With our variables of interest in hand, we turn to the MRQAP analysis itself. ideanet’s qap_run function seamlessly integrates output from netwrite and qap_setup. However, in its current iteration users must select variables produced by qap_setup. Arguments for qap_run include:

NOTE: If the input network is multi-relational, qap_run will automatically merge duplicated rows. This is necessary given that, at this time, the MRQAP wrapper does not elegantly handle repeated observations. When merging rows, it will take the sum of numeric edge attributes, and a random value of character edge attributes. If the user is interested in the association between two types of ties (e.g., marriage ties predicting business ties), we recommend that they create a set of binary edge attributes using qap_setup.

Let’s use qap_run using the default 500 permutations. While we can significantly decrease the number of permutations to allow for lower computation times, this may make confidence intervals in our results less interpretable. As far as variables go in this example, we’ll include same_sex, both_race_White, and abs_diff_grade.
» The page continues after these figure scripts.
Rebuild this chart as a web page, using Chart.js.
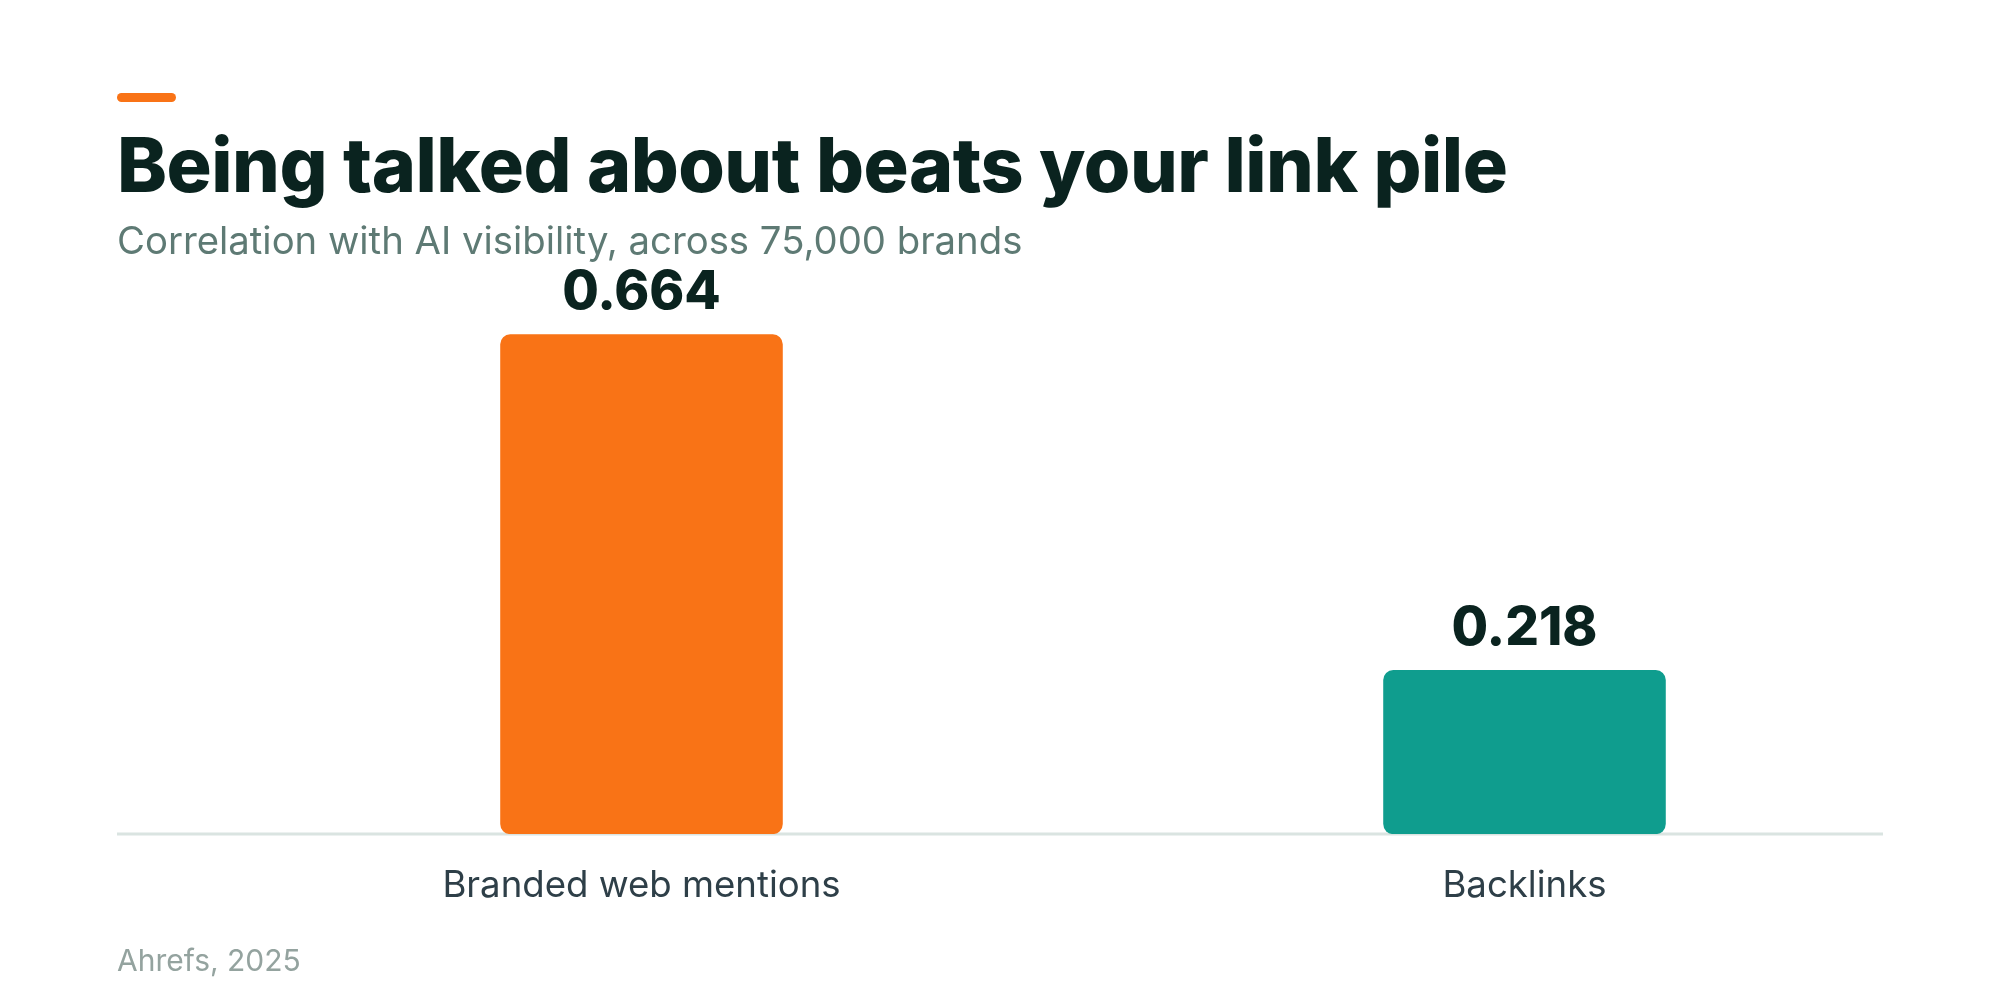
<!DOCTYPE html>
<html>
<head>
<meta charset="utf-8">
<script src="https://cdn.jsdelivr.net/npm/chart.js@4"></script>
<style>
  html, body { margin: 0; padding: 0; background: #fff; }
  #wrap { position: relative; width: 2000px; height: 1000px; overflow: hidden; }
  #chart { position: absolute; left: 0; top: 0; }
  .accent { position: absolute; left: 117px; top: 93px; width: 59px; height: 9px; border-radius: 5px; background: #F97316; }
  .txt { position: absolute; left: 117px; white-space: nowrap; font-family: Inter, sans-serif; line-height: 1; }
  #title { top: 127px; font-size: 75.3px; font-weight: 800; color: #0A231F; letter-spacing: -0.5px; }
  #subtitle { top: 221px; font-size: 38.3px; font-weight: 400; color: #5E7A74; }
  #source { top: 945px; font-size: 30px; font-weight: 400; color: #94A39F; }
</style>
</head>
<body>
<div id="wrap">
  <canvas id="chart" width="2000" height="1000"></canvas>
  <div class="accent"></div>
  <div class="txt" id="title">Being talked about beats your link pile</div>
  <div class="txt" id="subtitle">Correlation with AI visibility, across 75,000 brands</div>
  <div class="txt" id="source">Ahrefs, 2025</div>
</div>
<script>
// data
const categories = ['Branded web mentions', 'Backlinks'];
const correlations = [0.664, 0.218];
const barColors = ['#F97316', '#0F9D8E'];

// thin baseline under the bars, running the full page width
const baseLine = {
    id: 'baseLine',
    beforeDatasetsDraw(chart) {
        const ctx = chart.ctx;
        const y = chart.scales.y.getPixelForValue(0);
        ctx.save();
        ctx.strokeStyle = '#DAE4E1';
        ctx.lineWidth = 3;
        ctx.beginPath();
        ctx.moveTo(117, y);
        ctx.lineTo(1883, y);
        ctx.stroke();
        ctx.restore();
    }
};

// value labels above each bar
const valueLabels = {
    id: 'valueLabels',
    afterDatasetsDraw(chart) {
        const ctx = chart.ctx;
        const meta = chart.getDatasetMeta(0);
        ctx.save();
        ctx.font = '800 53px Inter, sans-serif';
        ctx.fillStyle = '#0A231F';
        ctx.textAlign = 'center';
        ctx.textBaseline = 'alphabetic';
        meta.data.forEach((bar, i) => {
            ctx.fillText(correlations[i].toFixed(3), bar.x, bar.y - 25);
        });
        ctx.restore();
    }
};

const ctx = document.getElementById('chart').getContext('2d');
const chart = new Chart(ctx, {
    type: 'bar',
    data: {
        labels: categories,
        datasets: [{
            data: correlations,
            backgroundColor: barColors,
            borderRadius: 10,
            borderSkipped: false,
            categoryPercentage: 1,
            barPercentage: 0.32
        }]
    },
    options: {
        responsive: false,
        animation: false,
        layout: {
            padding: { left: 200, right: 34, top: 232, bottom: 62 }
        },
        plugins: {
            legend: { display: false },
            tooltip: { enabled: false }
        },
        scales: {
            x: {
                grid: { display: false, drawTicks: false },
                border: { display: false },
                ticks: {
                    padding: 30,
                    color: '#2E3F48',
                    font: { family: 'Inter', size: 36.6, weight: '400' }
                }
            },
            y: {
                display: false,
                min: 0,
                max: 0.8
            }
        }
    },
    plugins: [baseLine, valueLabels]
});
</script>
</body>
</html>
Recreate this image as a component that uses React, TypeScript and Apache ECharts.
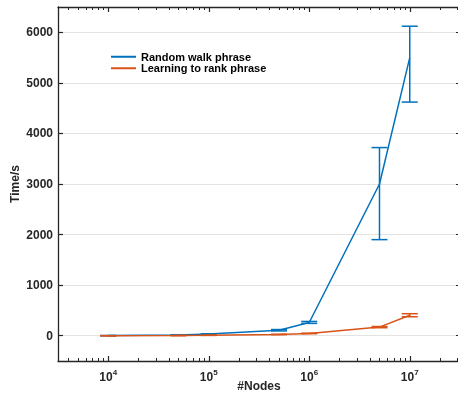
import React, { useEffect, useRef } from "react";
import * as echarts from "echarts";

const nodes = [1e4, 5e4, 1e5, 5e5, 1e6, 5e6, 1e7];
const randomWalk = [2, 12, 32, 108, 262, 3000, 5500];
const randomWalkLow = [0, 8, 26, 95, 244, 1900, 4620];
const randomWalkHigh = [4, 16, 38, 122, 282, 3720, 6120];
const learnToRank = [0, 4, 8, 25, 45, 170, 405];
const learnToRankLow = [0, 3, 6, 22, 40, 158, 375];
const learnToRankHigh = [1, 5, 10, 28, 50, 182, 435];
const seriesNames = ["Random walk phrase", "Learning to rank phrase"];
const xMajorExponents = [4, 5, 6, 7];
const yTicks = [0, 1000, 2000, 3000, 4000, 5000, 6000];

const BLUE = "#0072BD";
const ORANGE = "#D95319";
const INK = "#262626";
const FONT = "'Liberation Sans', Arial, Helvetica, sans-serif";

const X_MIN = 3.5;
const X_MAX = 7.5;

const minorTicks: number[] = [];
for (let n = 3; n <= 7; n++) {
  for (let k = 2; k <= 9; k++) {
    const v = Math.log10(k * Math.pow(10, n));
    if (v > X_MIN && v < X_MAX) minorTicks.push(v);
  }
}

const lx = nodes.map((n) => Math.log10(n));

function errorSeries(name: string, low: number[], high: number[], color: string) {
  return {
    type: "custom",
    name,
    data: lx.map((x, i) => [x, low[i], high[i]]),
    encode: { x: 0, y: [1, 2] },
    renderItem: (params: any, api: any) => {
      const x = api.value(0);
      const pLo = api.coord([x, api.value(1)]);
      const pHi = api.coord([x, api.value(2)]);
      const hw = 8;
      const st = { stroke: color, lineWidth: 1.5 };
      return {
        type: "group",
        children: [
          { type: "line", shape: { x1: pLo[0], y1: pLo[1], x2: pHi[0], y2: pHi[1] }, style: st },
          { type: "line", shape: { x1: pLo[0] - hw, y1: pLo[1], x2: pLo[0] + hw, y2: pLo[1] }, style: st },
          { type: "line", shape: { x1: pHi[0] - hw, y1: pHi[1], x2: pHi[0] + hw, y2: pHi[1] }, style: st },
        ],
      };
    },
    z: 3,
  };
}

export default function App() {
  const ref = useRef<HTMLDivElement>(null);
  useEffect(() => {
    if (!ref.current) return;
    const chart = echarts.init(ref.current, undefined, { renderer: "svg" });
    const axisLine = { show: true, onZero: false, lineStyle: { color: INK, width: 1.3 } };
    const xCommon = { type: "value", min: X_MIN, max: X_MAX, gridIndex: 0 };
    const yCommon = { type: "value", min: -500, max: 6500 };
    chart.setOption({
      animation: false,
      textStyle: { fontFamily: FONT },
      grid: { left: 58, top: 7, width: 402, height: 354, containLabel: false, outerBoundsMode: "none" },
      legend: {
        data: seriesNames.map((n) => ({ name: n, icon: "rect" })),
        orient: "vertical",
        left: 111,
        top: 51,
        padding: 0,
        itemWidth: 25,
        itemHeight: 2,
        itemGap: 0,
        textStyle: { fontFamily: FONT, fontSize: 11, fontWeight: "bold", color: "#000", lineHeight: 11.5 },
      },
      xAxis: [
        {
          ...xCommon,
          position: "bottom",
          axisLine,
          axisTick: { show: true, inside: true, length: 5, customValues: xMajorExponents, lineStyle: { color: INK, width: 1.2 } },
          axisLabel: {
            show: true,
            customValues: xMajorExponents,
            margin: 7,
            formatter: (v: number) => `{b|10}{s|${Math.round(v)}}`,
            rich: {
              b: { fontSize: 12, fontWeight: "bold", color: INK, fontFamily: FONT },
              s: { fontSize: 8, fontWeight: "bold", color: INK, fontFamily: FONT, padding: [0, 0, 9, 0] },
            },
          },
          splitLine: { show: false },
          name: "#Nodes",
          nameLocation: "middle",
          nameGap: 19,
          nameMoveOverlap: false,
          nameTextStyle: { fontSize: 12, fontWeight: "bold", color: INK, fontFamily: FONT },
        },
        {
          ...xCommon,
          position: "bottom",
          axisLine: { show: false, onZero: false },
          axisTick: { show: true, inside: true, length: 3, customValues: minorTicks, lineStyle: { color: INK, width: 1 } },
          axisLabel: { show: false },
          splitLine: { show: false },
        },
        {
          ...xCommon,
          position: "top",
          axisLine,
          axisTick: { show: true, inside: true, length: 5, customValues: xMajorExponents, lineStyle: { color: INK, width: 1.2 } },
          axisLabel: { show: false },
          splitLine: { show: false },
        },
        {
          ...xCommon,
          position: "top",
          axisLine: { show: false, onZero: false },
          axisTick: { show: true, inside: true, length: 3, customValues: minorTicks, lineStyle: { color: INK, width: 1 } },
          axisLabel: { show: false },
          splitLine: { show: false },
        },
      ],
      yAxis: [
        {
          ...yCommon,
          position: "left",
          axisLine,
          axisTick: { show: true, inside: true, length: 5, customValues: yTicks, lineStyle: { color: INK, width: 1.2 } },
          axisLabel: {
            show: true,
            customValues: yTicks,
            margin: 5,
            fontSize: 12,
            fontWeight: "bold",
            color: INK,
            fontFamily: FONT,
            formatter: (v: number) => String(v),
          },
          splitLine: { show: true, lineStyle: { color: "#e3e3e3", width: 1 } },
          name: "Time/s",
          nameLocation: "middle",
          nameGap: 37,
          nameMoveOverlap: false,
          nameTextStyle: { fontSize: 12, fontWeight: "bold", color: INK, fontFamily: FONT },
        },
        {
          ...yCommon,
          position: "right",
          axisLine,
          axisTick: { show: true, inside: true, length: 4, customValues: yTicks, lineStyle: { color: INK, width: 1.2 } },
          axisLabel: { show: false },
          splitLine: { show: false },
        },
      ],
      series: [
        {
          type: "line",
          name: seriesNames[0],
          data: lx.map((x, i) => [x, randomWalk[i]]),
          symbol: "none",
          lineStyle: { color: BLUE, width: 1.5 },
          itemStyle: { color: BLUE },
          z: 2,
        },
        errorSeries("rw-err", randomWalkLow, randomWalkHigh, BLUE),
        {
          type: "line",
          name: seriesNames[1],
          data: lx.map((x, i) => [x, learnToRank[i]]),
          symbol: "none",
          lineStyle: { color: ORANGE, width: 1.5 },
          itemStyle: { color: ORANGE },
          z: 4,
        },
        { ...errorSeries("lr-err", learnToRankLow, learnToRankHigh, ORANGE), z: 5 },
      ],
    });
    return () => chart.dispose();
  }, []);
  return <div ref={ref} style={{ position: "fixed", left: 0, top: 0, width: 458, height: 397 }} />;
}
faux_qap <- qap_run(net = faux_qap_setup$graph,
                    dependent = NULL,
                    variables = c("same_sex", "both_race_White", "abs_diff_grade"),
                    directed = FALSE,
                    family = "linear")

qap_run returns a list of two objects. The first (covs_df) is a data frame summarizing model results in a way resembling a traditional regression output. The second (mods_df) is a data frame providing the number of dyadic observations on which the model is computed.

faux_qap$covs_df
covars estimate pvalue
intercept 0.0142453 0.002
same_sex 0.0048255 0.062
both_race_White 0.0014419 0.706
abs_diff_grade 0.0004715 0.582
faux_qap$mods_df
num_obs
10878

Assuming a p-value of .1 or less indicates some statistical significance, our results here tell us that students are more likely to nominate students of the same sex as friends, holding all else constant. It is recommended that researchers apply the same model with different amounts of draws to confirm the confidence intervals associated with each variable.

The above example shows that setting up and using MRQAP in ideanet is fast and easy, allowing users to quickly explore a variety of model specifications with their own data.